Old vs New Record: 1 minute 5 seconds ahead of 2018 pace
For the first time during the race, Kipchoge has lost ground in a specific segment. Over the course of the past 5 km, Kipchoge gave away 9 seconds. While he is slowing, this is still a long ways from the 4.47 seconds/km he had as a buffer. Kipchoge is running strong and left 2nd place behind. Its just Kipchoge vs the clock for the next 35 minutes.
30-35km: 14:30 (1:40:10)
Berlin 2022: One of the best endurance performances of all time is taking place. Kipchoge has run these next 5km at a slightly faster clip than before. While he is not matching his negative split pace from 2018, he is holding steady between 2:53-2:55/km pace. after having started the race with kilometers in the mid 2:40’s, the wheels are staying on! Kipchoge is continuing to turn over a strong cadence and staying focused on the task at hand.
Old vs New Record: N/A
There was no official timing from the 35km mark in 2018. We can venture to guess that Kipchoge continues to lose time, but not in large chunks. Kipchoge is holding steady on world record pace and the finish line is closing in.
35-40km: 14:43 (1:54:53)
Berlin 2022: You have to wonder what is going through the mind of Kipchoge at this point. The record is within grasp, but there is no doubt it’s hurting. Having slowed to a pace of 2:57/km, he is roughly 6-8 seconds slower per kilometer than his starting pace. When chasing a world record, you have to put everything on the line. What we witnessed between kilometers 35-40 is a demonstration of pure grit and determination. It hurts, Kipchoge is slowing, but Kipchoge is the best of all time. This record is his.
Old vs New Record: 39 seconds ahead of 2018 pace
39 second cushion to history. 2.195 kilometers left until the tape. 2018 Kipchoge is closing fast as he knew a record was obtainable then, now it’s about defending his former self and setting a new all-time mark. The crowd is cheering, the excitement is high. 2.195 kilometers left until history.
40-42.195km: 6:16 (2:01:09)
New World Record: The Record Belongs to Kipchoge! 2:01:09
The best marathon performance of all time took place on September 25th, 2022 in Berlin Germany. Surrounded by a team of exceptional coaches, staff, and teammates, Eliud Kipchoge ran a time of 2:01:09. Having witnessed several amazing accomplishments over the years at COROS, we have never seen an individual and team push their threshold boundaries like today. This was an important day in endurance sports history as we continue to explore, what is possible?

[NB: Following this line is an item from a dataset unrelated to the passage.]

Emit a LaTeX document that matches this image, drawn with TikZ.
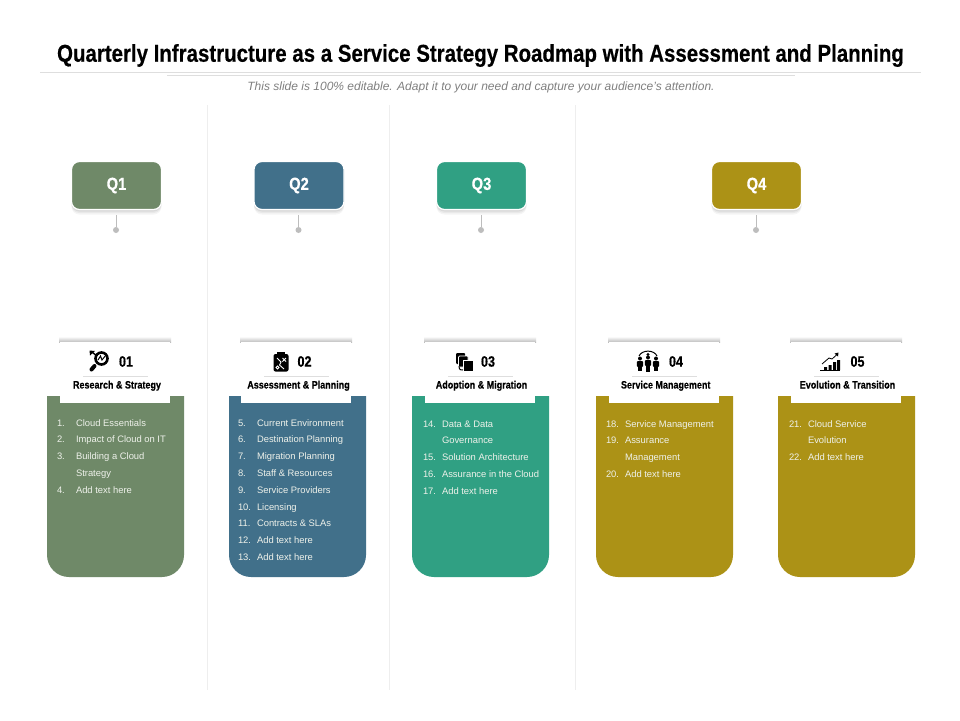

When training in the best team environment in the world, NN running athletes focus on all of the important points of athletic performance. Items such as specificity of training, pacing, motivation, etc. For runners that have built inspiration and motivation from this performance, know that you too can focus on these items with the help of COROS training tools. We want to congratulate the entire NN running team on this amazing accomplishment as it only strengthens our passion to Exploring Perfection!
10 thoughts on “Kipchoge’s World Record: Inside The Numbers”
Usefull sharing..thanks for that,even the datas just from the incrideble pacer Moses.
Exceptional Achievement by an exceptional Athlete and the support team.
The detail that is available from the COROS Pace 2 is stunning. That it is available to all athletes brings about a personalisation of training that would have previously been only for the elites. It would be great if COROS could evaluate previous results and recommend personalised plans based on target times for various distances. Many non elite athletes would appreciate 6 week plans to take 30 seconds off a 5k time or a minute off their 10k.
Excellent article. Thank you!
Amazing analysis… can we get the training menu through coros training page?
I thoroughly enjoyed this analysis and wish to commend the author on this brilliant piece. Surely there are many others who have enjoyed this and would love to see more like this. Well done and truly enjoyed reading this. Massive congratulations to the entire team and specifically to Kipchoge for a remarkable victory!
Why is it not possible to similarly pull the data from the watch that Kipchoge himself used. Is it kind of confidential ?
Awesome and very useful information. Thanks for sharing it. You should also add more info like this but from your other Coros athletes, will be great to see how other “normal” elites perform in the same race.
This analysis is exceptional and gives a view of what we ostensibly miss when watching our screens.